I’ve tried several things:

  • Reminding myself that if I run faster, it’ll be over sooner. Yeah, I don’t care so much when it’s done. In that moment, I hate running and I don’t care if I have to crabwalk home, I just want to stop moving my limbs like that.
  • Imagining fitting into that silk origami dress that’s been sitting in my closet since 2009. I wore it to a wedding once and haven’t touch it since then. In that moment, I don’t care about the dress. It’s not that cute anyway and I’m okay with wearing non-constricting yoga pants until I cross into muumuu territory.
  • Reminding myself that nobody likes a fat girl in skinny jeans. In that moment, I vow to wear bootleg or wide-leg jeans, ignoring the redundancy of the latter. Any flowy tops that necessitate skinny jeans will be donated to make room for muumuus.
  • Remembering what I look like naked and how I don’t want anybody to see it. In that moment, my lack of physical intimacy ceases to be a problem and I’m suddenly thrilled that I won’t be having sex for the foreseeable future. Also, muumuus.
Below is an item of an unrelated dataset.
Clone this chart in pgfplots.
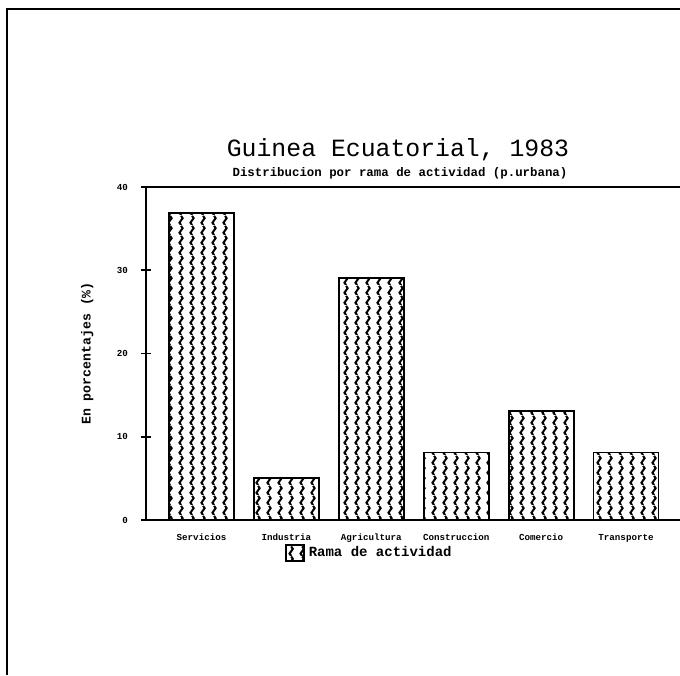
\documentclass[border=0pt]{standalone}
\usepackage{fontspec}
\setmainfont{Liberation Mono}
\usepackage{pgfplots}
\pgfplotsset{compat=1.18}
\usetikzlibrary{patterns}
\pgfdeclarepatternformonly{wavy}{\pgfqpoint{0pt}{0pt}}{\pgfqpoint{5.5pt}{5pt}}{\pgfqpoint{5.5pt}{5pt}}{%
  \pgfsetlinewidth{1.1pt}%
  \pgfpathmoveto{\pgfqpoint{2.75pt}{0pt}}%
  \pgfpathcurveto{\pgfqpoint{1.6pt}{0.8pt}}{\pgfqpoint{1.6pt}{1.7pt}}{\pgfqpoint{2.75pt}{2.5pt}}%
  \pgfpathcurveto{\pgfqpoint{3.9pt}{3.3pt}}{\pgfqpoint{3.9pt}{4.2pt}}{\pgfqpoint{2.75pt}{5pt}}%
  \pgfusepath{stroke}}
\pgfplotstableread{
x y
0 36.9
1 5.0
2 29.1
3 8.1
4 13.1
5 8.1
}\datatable
\begin{document}
\begin{tikzpicture}
\useasboundingbox (0,0) rectangle (340pt,337.5pt);
\draw[line width=1.2pt] (3.5pt,0) -- (3.5pt,333pt) -- (340pt,333pt);
\node at (199pt,262.5pt) {\fontsize{12.4pt}{14pt}\selectfont Guinea Ecuatorial, 1983};
\node at (200pt,251pt) {\fontsize{6.2pt}{7pt}\selectfont\bfseries Distribucion por rama de actividad (p.urbana)};
\begin{axis}[
  at={(73pt,77.5pt)}, anchor=south west,
  scale only axis, width=267pt, height=166.5pt,
  xmin=-0.654, xmax=5.636, ymin=0, ymax=40,
  axis x line*=bottom, axis y line*=left,
  axis line style={line width=0.9pt},
  ytick={0,10,20,30,40},
  tick align=center, major tick length=5pt,
  tick style={line width=0.8pt, black},
  xtick=data, xtick style={draw=none},
  xticklabels={Servicios,Industria,Agricultura,Construccion,Comercio,Transporte},
  ticklabel style={font=\fontsize{4.6pt}{5pt}\selectfont\bfseries},
  /pgf/number format/assume math mode=true,
  yticklabel style={xshift=-3pt},
  xticklabel style={yshift=-1pt},
  ylabel={En porcentajes (\%)},
  ylabel style={font=\fontsize{6.6pt}{7pt}\selectfont\bfseries, at={(axis description cs:-0.11,0.5)}, anchor=center},
  legend style={draw=none, fill=none, at={(axis description cs:0.42,-0.1)}, anchor=center,
    font=\fontsize{7pt}{8pt}\selectfont\bfseries, inner sep=0pt},
  legend image code/.code={\draw[line width=0.9pt, pattern=wavy] (0pt,-4pt) rectangle (9pt,4pt);},
  clip=false,
]
\addplot[ybar, bar width=32.5pt, draw=black, line width=0.9pt, pattern=wavy] table[x=x,y=y] {\datatable};
\addlegendentry{Rama de actividad}
\draw[line width=0.9pt] (rel axis cs:0,1) -- (rel axis cs:1,1);
\end{axis}
\end{tikzpicture}
\end{document}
Today, I was able to push through it by paying attention to the beat of my music (it was just in time with my pace) , but towards the end I felt like I was going to hurl, so I ended up walking for about a block to recover. It doesn’t matter if I run one or five miles, once I get back to my apartment and I finish stretching, I look in the mirror and know I could have done more. In that moment, I’m tempted to go back outside and run another mile.

Normally when I jog, I pass a few other people working on their fitness. The only creatures I encountered this morning  was a flock of geese, and I was glad to find that they weren’t as violent as the ones who used to chase me through the park in Oshkosh. It made the morning seem like a sort of a sort of blessing, which made my run feel like a meditation (done to mashups of hiphop and indie songs). I knew I wouldn’t regret getting out of bed, but the quietness of my neighborhood at 6:30 was as much a reward as anything else. I cooled down with a little yoga in my sunny living room before having breakfast and coffee on my patio.

I love my sleep as much as anybody else, but this was a great way to start my day. However, I won’t be surprised if my bed calls me for a nap this afternoon.